As part of my general desire to learn how to make and do things myself, I’ve long had an interest in being able to re-purpose metals. Metals, being an incredibly useful and versatile raw material cover a lot of ground when considering things from the perspective of self reliance.
Certainly, by no means am I under any impression that I should do everything myself, nor do I have any desire to, but, it is an interesting drive for knowledge. Today, I finally got around to exploring the process for melting down aluminum for potential re-use. E.G. Recycling.
I’ve been crushing and saving drink cans for a little while now, and had managed to build up a stash of a few dozen cans that I could try out the process on, and while my process was simple and unrefined, it seems to have worked quite well.
There are a number of folks who have done this in “at home” environments, and there are usually two main paths, either using charcoal, or propane as a fuel, and most often improvising some form of forge/furnace. Often made of some form of larger container, with a refractory cement on the inside to form the walls.
I happened to have a barbecue made of a pile of bricks, so I re-arranged the bricks to limit the dimensions, increase the height, and keep more heat in. I separated the pavers forming the base by a small amount to create a channel to provide for air being blown in.

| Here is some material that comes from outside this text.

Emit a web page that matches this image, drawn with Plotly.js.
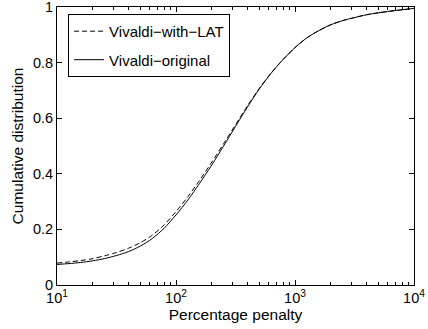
<!DOCTYPE html>
<html>
<head>
<meta charset="utf-8">
<script src="https://cdn.plot.ly/plotly-3.0.1.min.js"></script>
<style>
html,body{margin:0;padding:0;background:#fff;}
#chart{width:428px;height:329px;}
</style>
</head>
<body>
<div id="chart"></div>
<script>
// Percentage penalty (x, log scale)
const penalty = [10, 12.6, 15.8, 20, 25.1, 31.6, 39.8, 50.1, 63.1, 79.4,
  100, 126, 158, 200, 251, 316, 398, 501, 631, 794,
  1000, 1259, 1585, 1995, 2512, 3162, 3981, 5012, 6310, 7943, 10000];
// Cumulative distribution values
const cdfWithLAT = [0.079, 0.083, 0.088, 0.095, 0.105, 0.117, 0.132, 0.152, 0.179, 0.216,
  0.264, 0.318, 0.377, 0.442, 0.508, 0.576, 0.644, 0.707, 0.763, 0.811,
  0.854, 0.889, 0.915, 0.936, 0.951, 0.962, 0.972, 0.979, 0.985, 0.990, 0.995];
const cdfOriginal = [0.074, 0.077, 0.081, 0.087, 0.095, 0.106, 0.120, 0.140, 0.167, 0.204,
  0.252, 0.306, 0.366, 0.432, 0.500, 0.570, 0.640, 0.705, 0.762, 0.811,
  0.854, 0.889, 0.915, 0.936, 0.951, 0.962, 0.972, 0.979, 0.985, 0.990, 0.995];
const seriesNames = ['Vivaldi\u2212with\u2212LAT', 'Vivaldi\u2212original'];
const xTickVals = [10, 100, 1000, 10000];
const xTickText = ['10<sup>1</sup>', '10<sup>2</sup>', '10<sup>3</sup>', '10<sup>4</sup>'];
const xMinorVals = [20,30,40,50,60,70,80,90,200,300,400,500,600,700,800,900,2000,3000,4000,5000,6000,7000,8000,9000];
const yTickVals = [0, 0.2, 0.4, 0.6, 0.8, 1];
const yTickText = ['0', '0.2', '0.4', '0.6', '0.8', '1'];

const font = 'Liberation Sans, Arial, Helvetica, sans-serif';

const traces = [
  {x: penalty, y: cdfWithLAT, name: seriesNames[0], mode: 'lines', legendgroup: 'a',
   line: {color: '#000', width: 1, dash: '5px,3px', shape: 'spline', smoothing: 0.8}},
  {x: penalty, y: cdfOriginal, name: seriesNames[1], mode: 'lines', legendgroup: 'b',
   line: {color: '#000', width: 1, shape: 'spline', smoothing: 0.8}}
];

const layout = {
  width: 428, height: 329,
  margin: {l: 57, r: 14, t: 7, b: 44, pad: 0},
  paper_bgcolor: '#fff', plot_bgcolor: '#fff',
  font: {family: font, size: 14, color: '#000'},
  showlegend: true,
  legend: {x: 0.031, y: 0.975, xanchor: 'left', yanchor: 'top',
    bgcolor: '#fff', bordercolor: '#000', borderwidth: 1,
    font: {family: font, size: 15, color: '#000'},
    traceorder: 'grouped', tracegroupgap: 6},
  xaxis: {
    type: 'log', range: [1, 4],
    tickmode: 'array', tickvals: xTickVals, ticktext: xTickText,
    ticks: 'inside', ticklen: 5, tickwidth: 1, tickcolor: '#000',
    minor: {tickmode: 'array', tickvals: xMinorVals, ticks: 'inside', ticklen: 3, tickcolor: '#000', showgrid: false},
    showline: true, linecolor: '#000', linewidth: 1, mirror: 'ticks',
    showgrid: false, zeroline: false, ticklabeloverflow: 'allow',
    tickfont: {family: font, size: 14.5, color: '#000'},
    title: {text: 'Percentage penalty', font: {family: font, size: 15.5, color: '#000'}, standoff: 1}
  },
  yaxis: {
    range: [0, 1],
    tickmode: 'array', tickvals: yTickVals, ticktext: yTickText,
    ticks: 'inside', ticklen: 5, tickwidth: 1, tickcolor: '#000',
    showline: true, linecolor: '#000', linewidth: 1, mirror: 'ticks',
    showgrid: false, zeroline: false, ticklabeloverflow: 'allow',
    tickfont: {family: font, size: 14.5, color: '#000'},
    title: {text: 'Cumulative distribution', font: {family: font, size: 15.5, color: '#000'}, standoff: 5}
  }
};

Plotly.newPlot('chart', traces, layout, {staticPlot: true, displayModeBar: false});
</script>
</body>
</html>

I see a lot of folks improvising a hair dryer as the blower mechanism. I took the hose on my shop vac, and stuck it on the output port. Voila! Blower. This was incredibly effective, though perhaps too effective. The charcoal would burn very quickly, and bring my crucible (a steel pot from Goodwill) to red hot very quickly. I became concerned about over heating the steel and it potentially failing, so I would switch on the blower in “pulses” to moderate the temperature. Something like a graphite crucible would solve this by avoiding concern about the crucible melting.
I used the grill portion of the repurposed barbecue as a rack to pre-heat/dry the cans. Despite the cans sitting for a fairly extended period of time, they do retain some liquid. Liquid being introduced to the molten aluminum can cause steam explosions, so I placed the cans on the rack above the coals to bake off any remaining moisture before placing the cans in the crucible to be melted down.
Unfortunately, it’s hard to hold a camera and do anything else at the same time, so I didn’t get any shots of actually pouring the aluminum into my “ingot” mold, which happens to be a heart shaped baking tray I also found at Goodwill.
And here’s a closer look of the freshly poured ingots cooling in the mold.
And, a better view from above showing the improvised furnace, mold, and crucible.
Unfortunately (and to be expected…), the inside of the furnace was far too hot for my infrared thermometer to measure, just giving a reading of “Over High”. Supposedly it’s rated to read up to 608 degrees Fahrenheit.
I’ve sprayed some cool water on the ingots to help cool them down more quickly, and flipped them out of the mold for a bit better view.
You can see them continuing to cool on the barbecue grill, as well as my high tech bag of fuel.
This is the pile of dross I pulled off the aluminum. Unfortunately aluminum drink cans have a lot more than just aluminum in them (paint on the outside, plastic coating on the inside), so there’s a fair bit of waste that comes out that has to be pulled off before pouring. Additionally, it’s clear that there was a fair bit of aluminum that stuck to this dross as I pulled it off, so I will need to experiment with a flux to see if I can get the dross to not pull as much aluminum out with it.
And here’s a closer shot of one of the heart ingots that got poured today.
These ingots will eventually be the source of the raw materials for when I move forward to trying to cast things with aluminum. This could potentially be direct parts, but I think my first foray into casting will simply to make rods that I can use as raw stock for work on my metal lathe.